Aim of the exercise: Extract the complete data exactly as given.

....................

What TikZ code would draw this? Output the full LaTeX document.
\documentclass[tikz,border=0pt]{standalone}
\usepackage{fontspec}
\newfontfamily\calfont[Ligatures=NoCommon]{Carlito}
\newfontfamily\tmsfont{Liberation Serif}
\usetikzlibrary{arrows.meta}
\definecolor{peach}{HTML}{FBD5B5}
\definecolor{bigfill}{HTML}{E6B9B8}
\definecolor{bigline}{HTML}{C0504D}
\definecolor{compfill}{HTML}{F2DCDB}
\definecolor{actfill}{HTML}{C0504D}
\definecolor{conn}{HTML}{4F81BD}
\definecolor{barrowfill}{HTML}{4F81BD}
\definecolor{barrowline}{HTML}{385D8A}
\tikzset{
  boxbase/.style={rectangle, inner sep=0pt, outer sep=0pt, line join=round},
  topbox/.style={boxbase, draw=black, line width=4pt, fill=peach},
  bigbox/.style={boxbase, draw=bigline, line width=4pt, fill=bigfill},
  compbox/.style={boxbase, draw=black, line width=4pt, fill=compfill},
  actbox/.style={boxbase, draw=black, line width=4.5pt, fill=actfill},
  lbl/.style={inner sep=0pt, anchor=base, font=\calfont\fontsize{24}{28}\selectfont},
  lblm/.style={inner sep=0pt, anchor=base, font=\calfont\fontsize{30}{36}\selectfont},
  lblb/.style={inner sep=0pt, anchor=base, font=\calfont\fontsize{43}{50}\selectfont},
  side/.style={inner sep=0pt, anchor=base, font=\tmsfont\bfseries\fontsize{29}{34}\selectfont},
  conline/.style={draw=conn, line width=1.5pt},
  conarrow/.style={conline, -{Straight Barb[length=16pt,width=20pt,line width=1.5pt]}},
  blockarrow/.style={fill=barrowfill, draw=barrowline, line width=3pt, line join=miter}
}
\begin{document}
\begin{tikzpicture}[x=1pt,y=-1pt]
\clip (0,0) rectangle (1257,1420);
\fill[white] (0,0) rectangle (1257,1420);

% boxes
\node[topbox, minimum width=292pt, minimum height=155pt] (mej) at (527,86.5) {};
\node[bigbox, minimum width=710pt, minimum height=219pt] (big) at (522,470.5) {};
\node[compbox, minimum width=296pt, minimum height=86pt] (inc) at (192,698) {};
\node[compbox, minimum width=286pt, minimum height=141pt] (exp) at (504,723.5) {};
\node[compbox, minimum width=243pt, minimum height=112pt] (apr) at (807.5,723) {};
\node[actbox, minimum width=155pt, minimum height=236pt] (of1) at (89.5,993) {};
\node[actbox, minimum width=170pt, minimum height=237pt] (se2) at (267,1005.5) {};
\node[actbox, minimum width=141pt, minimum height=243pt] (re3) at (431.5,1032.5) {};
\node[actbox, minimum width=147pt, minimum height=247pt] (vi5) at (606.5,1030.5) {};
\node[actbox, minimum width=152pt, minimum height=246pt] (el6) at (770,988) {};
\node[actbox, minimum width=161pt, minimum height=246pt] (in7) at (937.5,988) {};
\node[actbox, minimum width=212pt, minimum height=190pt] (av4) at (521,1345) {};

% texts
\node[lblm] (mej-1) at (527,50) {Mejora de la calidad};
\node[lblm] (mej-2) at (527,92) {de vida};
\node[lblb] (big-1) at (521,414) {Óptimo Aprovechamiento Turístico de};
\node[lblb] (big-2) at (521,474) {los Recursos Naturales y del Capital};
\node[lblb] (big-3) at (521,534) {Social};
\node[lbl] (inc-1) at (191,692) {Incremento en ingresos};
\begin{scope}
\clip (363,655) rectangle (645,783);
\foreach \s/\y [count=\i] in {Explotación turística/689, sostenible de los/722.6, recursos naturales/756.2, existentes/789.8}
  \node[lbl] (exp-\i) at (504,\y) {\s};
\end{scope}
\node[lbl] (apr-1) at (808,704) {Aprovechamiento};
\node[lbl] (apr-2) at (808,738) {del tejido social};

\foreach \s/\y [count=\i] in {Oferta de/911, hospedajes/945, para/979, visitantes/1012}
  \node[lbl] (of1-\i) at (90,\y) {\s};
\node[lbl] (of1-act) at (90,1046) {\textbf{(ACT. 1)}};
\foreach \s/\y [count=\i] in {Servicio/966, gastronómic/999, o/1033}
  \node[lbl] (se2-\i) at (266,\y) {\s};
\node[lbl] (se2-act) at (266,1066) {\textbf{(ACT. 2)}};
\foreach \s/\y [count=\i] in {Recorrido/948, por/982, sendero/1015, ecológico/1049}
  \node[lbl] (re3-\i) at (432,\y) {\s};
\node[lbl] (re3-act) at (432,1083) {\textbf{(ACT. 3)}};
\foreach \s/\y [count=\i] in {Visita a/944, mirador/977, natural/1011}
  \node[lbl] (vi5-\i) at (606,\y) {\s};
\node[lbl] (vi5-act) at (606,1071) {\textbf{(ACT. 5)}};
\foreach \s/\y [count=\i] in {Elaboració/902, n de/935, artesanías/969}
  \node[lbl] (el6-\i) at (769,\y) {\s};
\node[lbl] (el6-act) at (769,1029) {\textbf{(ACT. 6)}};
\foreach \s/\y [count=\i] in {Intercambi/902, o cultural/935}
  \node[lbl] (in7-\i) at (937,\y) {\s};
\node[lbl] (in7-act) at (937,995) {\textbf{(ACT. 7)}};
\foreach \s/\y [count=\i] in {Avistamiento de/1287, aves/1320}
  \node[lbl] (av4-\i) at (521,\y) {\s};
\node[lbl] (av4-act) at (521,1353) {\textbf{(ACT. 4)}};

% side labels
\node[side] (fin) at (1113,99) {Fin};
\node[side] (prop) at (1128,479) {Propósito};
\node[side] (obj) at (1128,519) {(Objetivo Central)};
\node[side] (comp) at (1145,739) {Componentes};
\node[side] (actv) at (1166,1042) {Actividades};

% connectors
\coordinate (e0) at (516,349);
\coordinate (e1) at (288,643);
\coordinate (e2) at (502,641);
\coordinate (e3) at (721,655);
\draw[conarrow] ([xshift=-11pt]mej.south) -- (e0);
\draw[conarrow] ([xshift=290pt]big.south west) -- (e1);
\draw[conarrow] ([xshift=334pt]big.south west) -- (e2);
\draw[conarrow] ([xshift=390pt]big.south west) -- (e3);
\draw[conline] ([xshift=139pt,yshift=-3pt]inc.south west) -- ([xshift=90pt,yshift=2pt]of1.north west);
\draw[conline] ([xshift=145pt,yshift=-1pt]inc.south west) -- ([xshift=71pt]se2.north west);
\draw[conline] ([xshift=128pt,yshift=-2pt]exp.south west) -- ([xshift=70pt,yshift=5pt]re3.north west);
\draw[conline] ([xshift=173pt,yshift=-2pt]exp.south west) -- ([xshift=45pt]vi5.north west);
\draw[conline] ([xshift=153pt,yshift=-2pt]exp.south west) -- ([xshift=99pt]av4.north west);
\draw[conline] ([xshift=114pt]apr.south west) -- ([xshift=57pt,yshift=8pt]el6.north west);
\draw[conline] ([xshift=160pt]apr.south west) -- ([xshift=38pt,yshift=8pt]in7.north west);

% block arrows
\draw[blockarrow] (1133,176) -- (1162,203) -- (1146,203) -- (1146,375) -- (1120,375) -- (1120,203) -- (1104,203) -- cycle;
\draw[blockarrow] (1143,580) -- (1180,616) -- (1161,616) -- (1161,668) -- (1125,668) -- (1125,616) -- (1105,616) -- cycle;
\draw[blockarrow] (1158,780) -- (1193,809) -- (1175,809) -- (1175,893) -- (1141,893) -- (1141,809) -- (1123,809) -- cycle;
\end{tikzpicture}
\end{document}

....................

Exercise solution:
What TikZ code would draw this? Output the full LaTeX document.
\documentclass[tikz,border=0pt]{standalone}
\usepackage{fontspec}
\newfontfamily\calfont[Ligatures=NoCommon]{Carlito}
\newfontfamily\tmsfont{Liberation Serif}
\usetikzlibrary{arrows.meta}
\definecolor{peach}{HTML}{FBD5B5}
\definecolor{bigfill}{HTML}{E6B9B8}
\definecolor{bigline}{HTML}{C0504D}
\definecolor{compfill}{HTML}{F2DCDB}
\definecolor{actfill}{HTML}{C0504D}
\definecolor{conn}{HTML}{4F81BD}
\definecolor{barrowfill}{HTML}{4F81BD}
\definecolor{barrowline}{HTML}{385D8A}
\tikzset{
  boxbase/.style={rectangle, inner sep=0pt, outer sep=0pt, line join=round},
  topbox/.style={boxbase, draw=black, line width=4pt, fill=peach},
  bigbox/.style={boxbase, draw=bigline, line width=4pt, fill=bigfill},
  compbox/.style={boxbase, draw=black, line width=4pt, fill=compfill},
  actbox/.style={boxbase, draw=black, line width=4.5pt, fill=actfill},
  lbl/.style={inner sep=0pt, anchor=base, font=\calfont\fontsize{24}{28}\selectfont},
  lblm/.style={inner sep=0pt, anchor=base, font=\calfont\fontsize{30}{36}\selectfont},
  lblb/.style={inner sep=0pt, anchor=base, font=\calfont\fontsize{43}{50}\selectfont},
  side/.style={inner sep=0pt, anchor=base, font=\tmsfont\bfseries\fontsize{29}{34}\selectfont},
  conline/.style={draw=conn, line width=1.5pt},
  conarrow/.style={conline, -{Straight Barb[length=16pt,width=20pt,line width=1.5pt]}},
  blockarrow/.style={fill=barrowfill, draw=barrowline, line width=3pt, line join=miter}
}
\begin{document}
\begin{tikzpicture}[x=1pt,y=-1pt]
\clip (0,0) rectangle (1257,1420);
\fill[white] (0,0) rectangle (1257,1420);

% boxes
\node[topbox, minimum width=292pt, minimum height=155pt] (mej) at (527,86.5) {};
\node[bigbox, minimum width=710pt, minimum height=219pt] (big) at (522,470.5) {};
\node[compbox, minimum width=296pt, minimum height=86pt] (inc) at (192,698) {};
\node[compbox, minimum width=286pt, minimum height=141pt] (exp) at (504,723.5) {};
\node[compbox, minimum width=243pt, minimum height=112pt] (apr) at (807.5,723) {};
\node[actbox, minimum width=155pt, minimum height=236pt] (of1) at (89.5,993) {};
\node[actbox, minimum width=170pt, minimum height=237pt] (se2) at (267,1005.5) {};
\node[actbox, minimum width=141pt, minimum height=243pt] (re3) at (431.5,1032.5) {};
\node[actbox, minimum width=147pt, minimum height=247pt] (vi5) at (606.5,1030.5) {};
\node[actbox, minimum width=152pt, minimum height=246pt] (el6) at (770,988) {};
\node[actbox, minimum width=161pt, minimum height=246pt] (in7) at (937.5,988) {};
\node[actbox, minimum width=212pt, minimum height=190pt] (av4) at (521,1345) {};

% texts
\node[lblm] (mej-1) at (527,50) {Mejora de la calidad};
\node[lblm] (mej-2) at (527,92) {de vida};
\node[lblb] (big-1) at (521,414) {Óptimo Aprovechamiento Turístico de};
\node[lblb] (big-2) at (521,474) {los Recursos Naturales y del Capital};
\node[lblb] (big-3) at (521,534) {Social};
\node[lbl] (inc-1) at (191,692) {Incremento en ingresos};
\begin{scope}
\clip (363,655) rectangle (645,783);
\foreach \s/\y [count=\i] in {Explotación turística/689, sostenible de los/722.6, recursos naturales/756.2, existentes/789.8}
  \node[lbl] (exp-\i) at (504,\y) {\s};
\end{scope}
\node[lbl] (apr-1) at (808,704) {Aprovechamiento};
\node[lbl] (apr-2) at (808,738) {del tejido social};

\foreach \s/\y [count=\i] in {Oferta de/911, hospedajes/945, para/979, visitantes/1012}
  \node[lbl] (of1-\i) at (90,\y) {\s};
\node[lbl] (of1-act) at (90,1046) {\textbf{(ACT. 1)}};
\foreach \s/\y [count=\i] in {Servicio/966, gastronómic/999, o/1033}
  \node[lbl] (se2-\i) at (266,\y) {\s};
\node[lbl] (se2-act) at (266,1066) {\textbf{(ACT. 2)}};
\foreach \s/\y [count=\i] in {Recorrido/948, por/982, sendero/1015, ecológico/1049}
  \node[lbl] (re3-\i) at (432,\y) {\s};
\node[lbl] (re3-act) at (432,1083) {\textbf{(ACT. 3)}};
\foreach \s/\y [count=\i] in {Visita a/944, mirador/977, natural/1011}
  \node[lbl] (vi5-\i) at (606,\y) {\s};
\node[lbl] (vi5-act) at (606,1071) {\textbf{(ACT. 5)}};
\foreach \s/\y [count=\i] in {Elaboració/902, n de/935, artesanías/969}
  \node[lbl] (el6-\i) at (769,\y) {\s};
\node[lbl] (el6-act) at (769,1029) {\textbf{(ACT. 6)}};
\foreach \s/\y [count=\i] in {Intercambi/902, o cultural/935}
  \node[lbl] (in7-\i) at (937,\y) {\s};
\node[lbl] (in7-act) at (937,995) {\textbf{(ACT. 7)}};
\foreach \s/\y [count=\i] in {Avistamiento de/1287, aves/1320}
  \node[lbl] (av4-\i) at (521,\y) {\s};
\node[lbl] (av4-act) at (521,1353) {\textbf{(ACT. 4)}};

% side labels
\node[side] (fin) at (1113,99) {Fin};
\node[side] (prop) at (1128,479) {Propósito};
\node[side] (obj) at (1128,519) {(Objetivo Central)};
\node[side] (comp) at (1145,739) {Componentes};
\node[side] (actv) at (1166,1042) {Actividades};

% connectors
\coordinate (e0) at (516,349);
\coordinate (e1) at (288,643);
\coordinate (e2) at (502,641);
\coordinate (e3) at (721,655);
\draw[conarrow] ([xshift=-11pt]mej.south) -- (e0);
\draw[conarrow] ([xshift=290pt]big.south west) -- (e1);
\draw[conarrow] ([xshift=334pt]big.south west) -- (e2);
\draw[conarrow] ([xshift=390pt]big.south west) -- (e3);
\draw[conline] ([xshift=139pt,yshift=-3pt]inc.south west) -- ([xshift=90pt,yshift=2pt]of1.north west);
\draw[conline] ([xshift=145pt,yshift=-1pt]inc.south west) -- ([xshift=71pt]se2.north west);
\draw[conline] ([xshift=128pt,yshift=-2pt]exp.south west) -- ([xshift=70pt,yshift=5pt]re3.north west);
\draw[conline] ([xshift=173pt,yshift=-2pt]exp.south west) -- ([xshift=45pt]vi5.north west);
\draw[conline] ([xshift=153pt,yshift=-2pt]exp.south west) -- ([xshift=99pt]av4.north west);
\draw[conline] ([xshift=114pt]apr.south west) -- ([xshift=57pt,yshift=8pt]el6.north west);
\draw[conline] ([xshift=160pt]apr.south west) -- ([xshift=38pt,yshift=8pt]in7.north west);

% block arrows
\draw[blockarrow] (1133,176) -- (1162,203) -- (1146,203) -- (1146,375) -- (1120,375) -- (1120,203) -- (1104,203) -- cycle;
\draw[blockarrow] (1143,580) -- (1180,616) -- (1161,616) -- (1161,668) -- (1125,668) -- (1125,616) -- (1105,616) -- cycle;
\draw[blockarrow] (1158,780) -- (1193,809) -- (1175,809) -- (1175,893) -- (1141,893) -- (1141,809) -- (1123,809) -- cycle;
\end{tikzpicture}
\end{document}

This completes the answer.